Mark Zuckerberg famously wears the same outfit every day, so that, with the time he saves deciding on what to wear, he can make crucial decisions for Facebook. Not to be outdone, Apple CEO Tim Cook let the world know that he wakes up at 3:45 a.m. every day. Marissa Mayer, CEO of Yahoo!, subtly slipped up in an interview that she has worked 130-hours work-weeks to get where she is. Normal people read these anecdotes like they’re a roadmap to success because we live in a world that constantly tells us that anyone can be rich and famous if they work hard enough.
In this narrative, the only person stopping you from reaching your goals is you. If you don’t ever taste success, it probably means you didn’t want it enough. The market is filled with self-help finance books spinning inspirational stories of other young people who decided enough was enough. They saved money, made some smart investments and are now living debt-free in a house that is Insta-worthy. Evidently, all it takes is a little self-examination and determination to self-optimize yourself. According to a survey, per Forbes, 94 percent of millennials said they’re in the process of making self-improvements and that they’d be willing to spend up to $300 per month to achieve it. This is what makes self-help a $10 billion strong industry in the United States alone. Think about that, the self-help business is booming.
These self-help finance books are millennial fairy-tales, giving each reader hope that they, too, can have this deliciously perfect ending. Like Millennial Money Man aka Bobby Hoyt — who paid off his student loans in 1.5 years — and now gives “anti-entitlement advice” on his website full-time. Or, Meet the Frugalwoods, a memoir of a couple who were able to retire in their 30s by being frugal and spending money on only the essential things. Last year, a successful young property tycoon made headlines when he said the reason millennials are not able to afford houses is because they fritter away their money on things like expensive avocado toast and coffee. But will ditching extra monthly expenses like coffee really fix the economy? Certainly not.

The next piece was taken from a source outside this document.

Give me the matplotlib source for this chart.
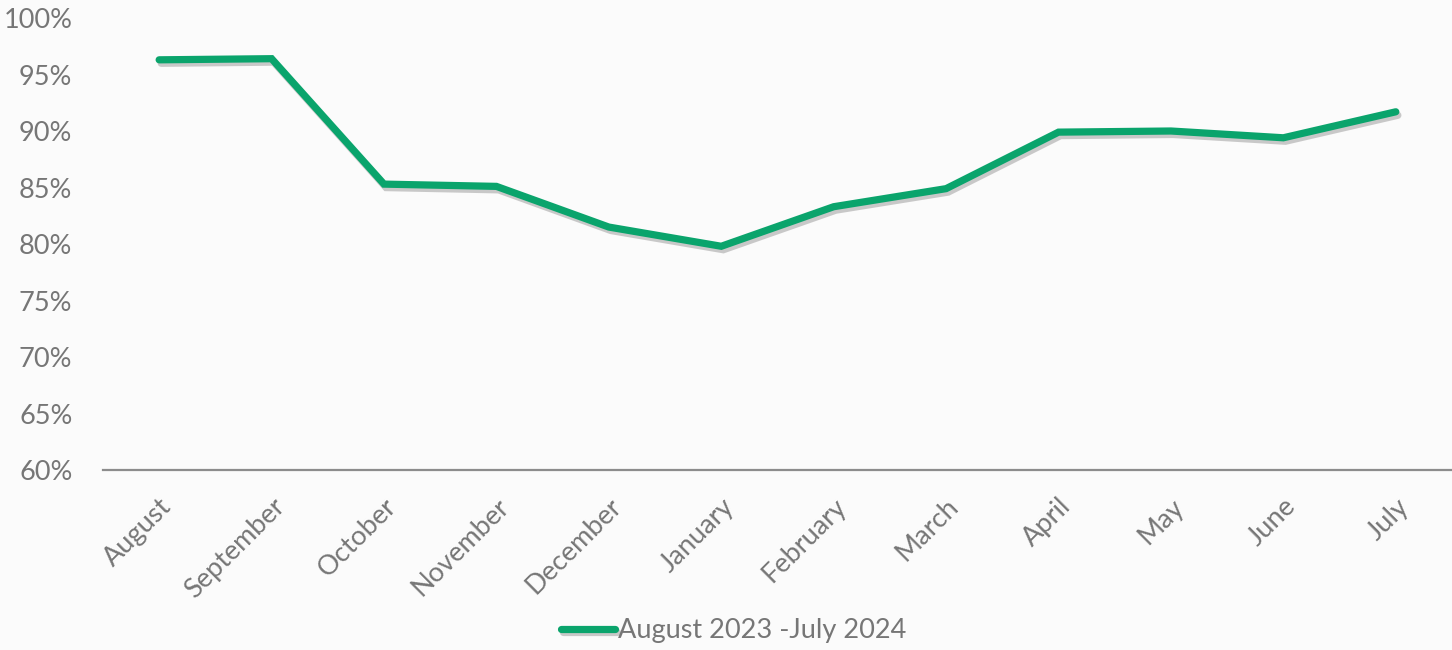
import matplotlib.pyplot as plt
import matplotlib.patheffects as pe
from matplotlib.ticker import PercentFormatter

months = ["August", "September", "October", "November", "December", "January",
          "February", "March", "April", "May", "June", "July"]
rates = [96.3, 96.4, 85.3, 85.1, 81.5, 79.8, 83.3, 84.9, 89.9, 90.0, 89.4, 91.7]
series_name = "August 2023 -July 2024"

plt.rcParams["font.family"] = ["Lato", "DejaVu Sans"]

fig = plt.figure(figsize=(14.52, 6.5), dpi=100)
fig.patch.set_facecolor("#fbfbfb")
ax = fig.add_axes([0.0709, 0.2769, 0.9291, 0.6954])
ax.set_facecolor("none")

green = "#0aa46c"
grey = "#767676"

x = range(len(months))
ax.plot(x, rates, color=green, linewidth=5.2, solid_capstyle="round",
        solid_joinstyle="miter", label=series_name,
        path_effects=[pe.SimpleLineShadow(offset=(1.5, -2.5), shadow_color="#555555", alpha=0.3),
                      pe.Normal()])

ax.set_xlim(-0.5, len(months) - 0.5)
ax.set_ylim(60, 100)
ax.set_yticks(range(60, 101, 5))
ax.yaxis.set_major_formatter(PercentFormatter(decimals=0))
ax.set_xticks(list(x))
ax.set_xticklabels(months, rotation=45, ha="right", va="top", rotation_mode="anchor")

for s in ["top", "right", "left"]:
    ax.spines[s].set_visible(False)
ax.spines["bottom"].set_color("#8c8c8c")
ax.spines["bottom"].set_linewidth(1.6)
ax.tick_params(axis="both", length=0, labelsize=19.5, colors=grey)
ax.tick_params(axis="y", pad=22)
ax.tick_params(axis="x", pad=17)

leg = fig.legend(loc="center", bbox_to_anchor=(0.505, 0.03), frameon=False,
                 fontsize=19.5, handlelength=2.0, handletextpad=0.1,
                 labelcolor=grey)

fig.savefig("out.png", dpi=100, facecolor=fig.get_facecolor())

Despite the media’s portrayal of millennials as entitled brats who are living off their parents’ money and spend their entire day taking selfies with their pets, the 2008 recession adversely affected the wages and employment opportunities to such an extent that, almost a decade later, the American economy still hasn’t fully recovered. Millennials find themselves in the most unreliable financial climate since the Great Depression, with 300 percent more college debt than their parents. According to a recent study, millennials are half as likely to own a house than their counterparts were in 1975, and, given current trends, they won’t be able to retire till they’re 75 years old. But it’s much easier to tell young people to stop whining about the economy and other things that they can’t control, and to focus on improving themselves or habits.
During the California Gold Rush in the mid-19th century, few diggers actually struck gold. The people who made the most money were those selling the shovels and other supplies like tents. We seem to be in a similar situation yet again. As millennials fumble around, looking for the solution to their financial predicament, the self-help industry is merely providing the shovels — and laughing all the way to the bank.